When a man is tempted and falls into sin, it is his choice. It is his own conscious and deliberate will that is involved. Men should not, and must never blame their wives for their choices. Men should not blame the environment, circumstances and people for their own actions. Regardless of the state of a couple’s marriage, a man chooses his own action, and whatever he decides to do, reveals what’s stronger within him.
To be confronted with his fault is one of man’s greatest fear. After Eve and Adam ate the fruit of the forbidden tree, GOD went to the garden for a walk, looked for and called Adam when he can’t be seen. Adam answered and told God that he was afraid that’s why he hid. When a man decides to give sin a taste, he does it in secret and will try keep it hidden whatever it takes. The cunning methods to keep all signals and proof of his affair concealed from the wife’s clairvoyance is driven by fear of dishonor when it will eventually be found out, and of the wife’s likely action to retaliate or to even the score.
This fear is not easy to beat. Even when disloyalty becomes so obvious, the fear within will make him think of more inventive ways to cover the obvious. When David’s sin with Bathsheba is about to be uncovered, he devised another guaranteed step to avert the disclosure of a scandal, and hoping to bury it into oblivion, resulted to a deadly drama instead (2 Samuel 11).
With pride, a man refuses to yield.

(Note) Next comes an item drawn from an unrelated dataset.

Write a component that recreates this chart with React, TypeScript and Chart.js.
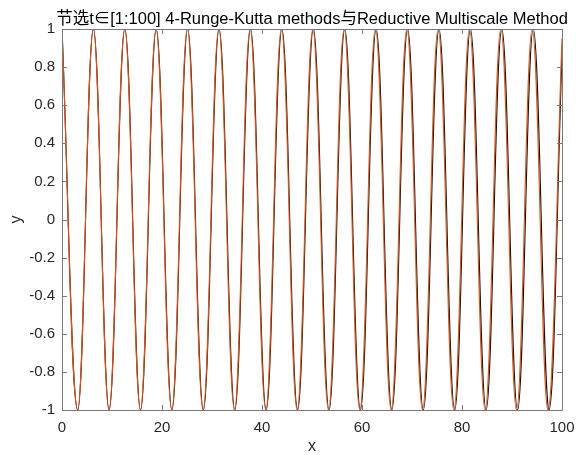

This refusal leads him to quickly turn a new page, forget what happened, never to deal with it again and start anew. His nature to establish himself as the superior gender prevents him from admitting a mistake or to even initiate a greater effort in healing a wound. In his thoughts, it wasn’t all his fault and therefore is quick to let things slide and pretend that nothing happened. Regret and display of remorse is not an option for a man who is full of pride.
This however leads the spouse into the valley of bitterness which goes deeper as the other acts in apathy. It would help the wife accept the situation if she sees her disloyal husband’s honest expression of guilt and regret. After David killed Uriah in order to freely covet Uriah’s wife, he tried to live a normal life for months like nothing has happened and it took one regarded prophet to remind David of his mistake and to tell him that God has witnessed every detail of his almost perfect plan to conceal his sin (2 Samuel 12).
Pride ends with shame.
An Example to Follow
A real man should always pursue his wife. Just as when he pursued her in her younger years, he should continuously pursue her with passion and honesty. And when he falls into sinning with another woman, he must repent, show deep and honest remorse, and must pursue her wife with a hundred fold more effort than before.
When we weren’t able to reach God’s standards, he sent His son to die on the cross. Even to death, God went after us. When we got deeper into sin after sin, God pursued us more and still showed us greater grace. Jesus who was without sin, pursued us who were full of sin.
How much more then for a man who started the trouble and broke his wife’s heart? If he is truly committed into restoring their joyful relationship, he must do every means possible to fix their wounded relationship. He must remember his vow and stay true to it, protect his wife, secure her, please her and care for her. He must not act in apathy but must show his commitment every day in every way.
A man must renounce the inherited nature, face his fear and take down his pride. Admit his fault, repent and love his wife more like he never did before.